Current northside residents have no cause to complain about so-called gentrification. As a northsider, I would love to see more of my neighbors convert from renters to homeowners. With houses selling at 1990 values ($25k for a 2-bedroom house!), buying is cheaper than renting and there is no cause for anyone to leave. Deadbeats, gang-bangers, and drug-dealers, however, may be pushed out. To which I say good ridance.

What did the north side look like in the 1920's, 1930's, etc?

It looked a lot different, as did Hennepin Ave. Long before that, what is now St. Anthony Falls looked MUCH different. Get over it.

Gentrification

So, they would rather keep the housing stock in falling down condition?

God speed gentrication

If "gentrification" means getting rid of open air drug dealing and empty buildings falling down on themselves, then I say "bring on the gentrication." It's a little early to be concerned about anybody getting displaced.

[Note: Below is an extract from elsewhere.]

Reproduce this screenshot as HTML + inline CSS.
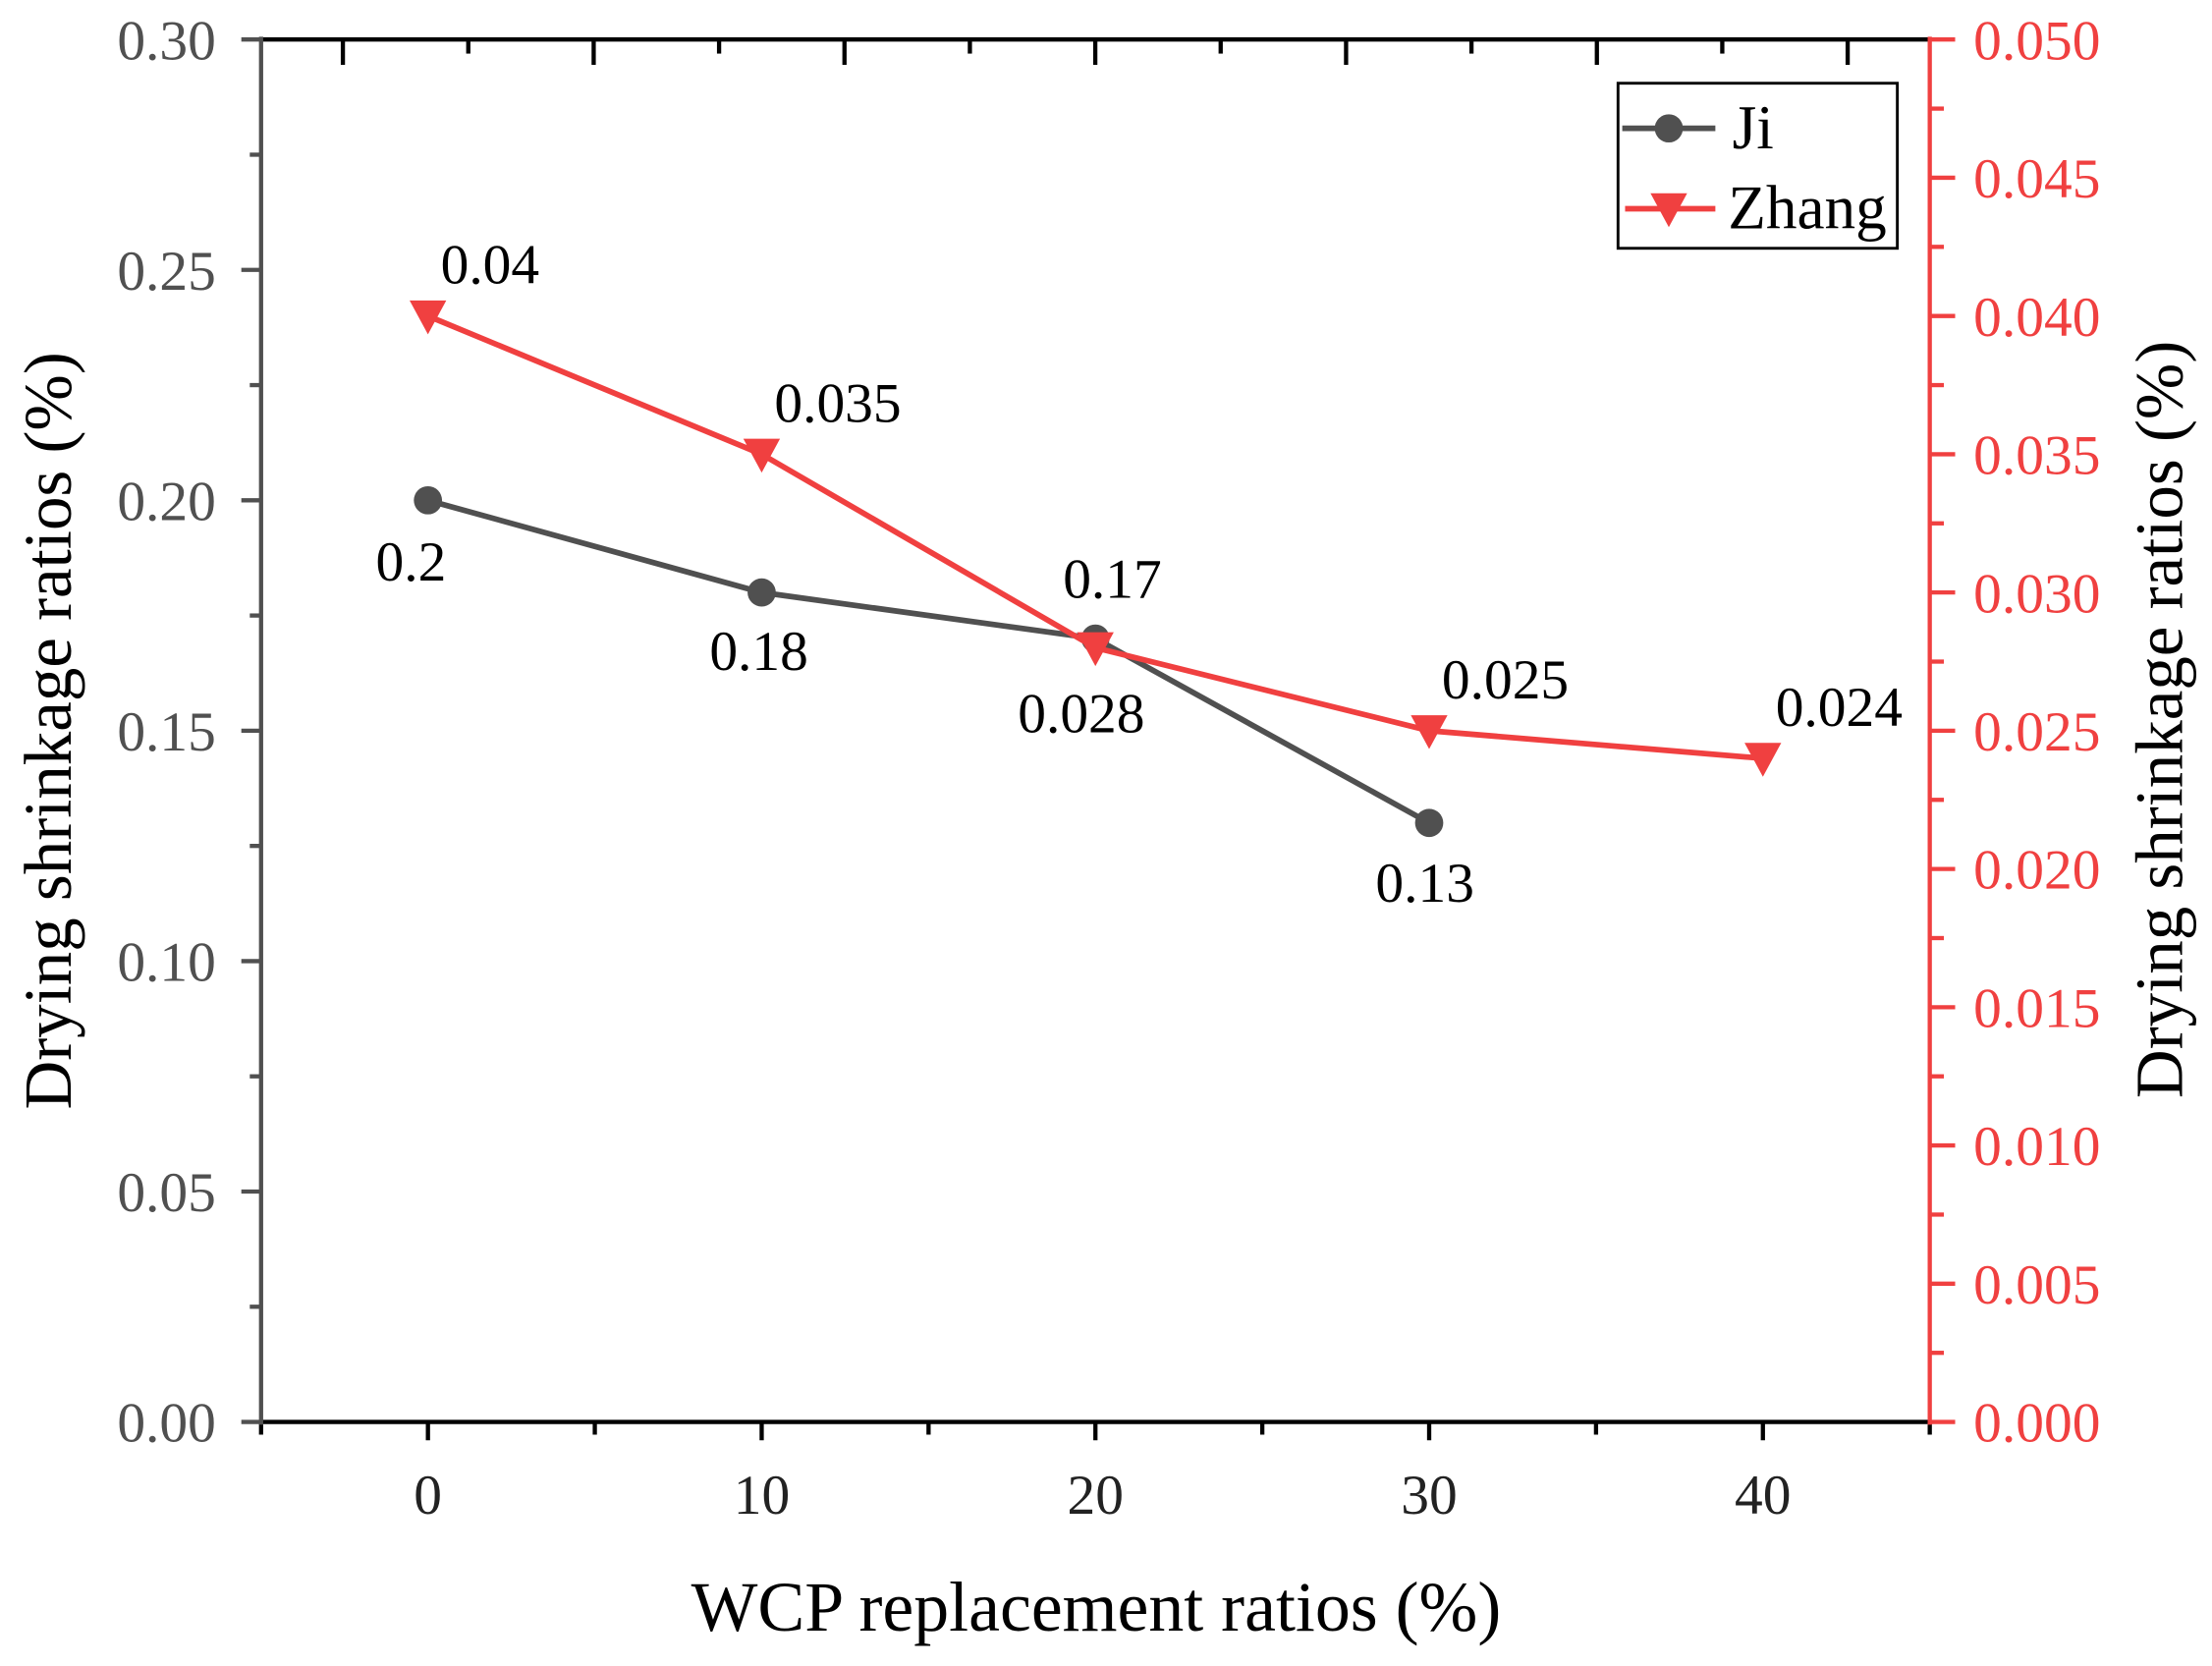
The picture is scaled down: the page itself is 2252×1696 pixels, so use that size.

It's not like anybody is living in the empty buildings, so who is getting displaced? Nobody. Well, except for a few crackhead squatters who live in empty buildings and shit in toilets without the plumbing hooked up.

The north side

Who decides what's right for the north side? Government agencies, "activists", private businesses, current residents, old time residents? It's hard to say. My dad grew up on the north side and went to North High. Back then it was mostly a Catholic and Jewish neighborhood. I went to Bremer and Ascension, and my brother and sisters all went to North high or Henry high. We're old time northsiders and back in the 70's it was still a majority white area with an increasing black population. A lot of the new residents moved to the north side from Detroit, Flint, St. Louis, Chicago, etc. People kept coming because Minneapolis offered a better life and more opportunites. My friends little brothers and sisters who were 4 or 5 years younger than us were often one of only 2 or 3 whites in their class. The first Hmongs started moving to the North side in the early 80's. We had no say in the changing demographics at that time, and I don't really think we deserved one because people were coming here to improve their lives. Do I think the current changes are bad? No. I say make the north side better. Having a strong inner city will help the metro area as a whole. A concentration of people on the lower economic scale doesn't help anyone. A mixed economic demographic helps the whole community and there can be a positive influence across the different econmic classes. That's what the north side needs. Can the Minneapolis media and government have the courage to toss pathological political correctness to say and do what needs to be done is the biggest question. I doubt it. I just hope all the voices are heard and not just the so called "activists" from the north side who should have no more say than my family or any other. It's time for Minneapolis to be selfish and do what's right for the city. Make the north side livable again, and have the guts to stand up to people who use self-rightiousness, an undeserved sense of entitlement, and use racial polarization as a weapon to keep their high profile. Let common sense rule for once for the benefit of residents of all races and ethnic groups.

Good Grief

It's almost funny reading this article just one year after it was written. Gentrification? I wish! I have two vacant homes across the street from me, plunging home value, drug dealing at the business behind my house, a chronic issue with illegal garbage dumpers in my alley, vacant store fronts up and down West Broadway. I don't think Mr. Hallman is in touch with reality on the Northside. Gentrification was not occuring in July 2008, and it is definitely not occuring now. Any development you might see here and there on Broadway or in the neighborhoods is funded by non-profits or the government. I hope that the private investments that drive "gentrification" are on their way to North, but right now NOMI has nothing in common with the condos going up in Harlem. We'd be lucky just to fill all of the vacant houses with residents and the vacant store fronts with legitimate business. There is still PLENTY of room for everyone on the Northside. We need political activism that is PRO-development, not oddly resistant. I'm more concerned about avoiding the fate of Detroit than that of Manhattan.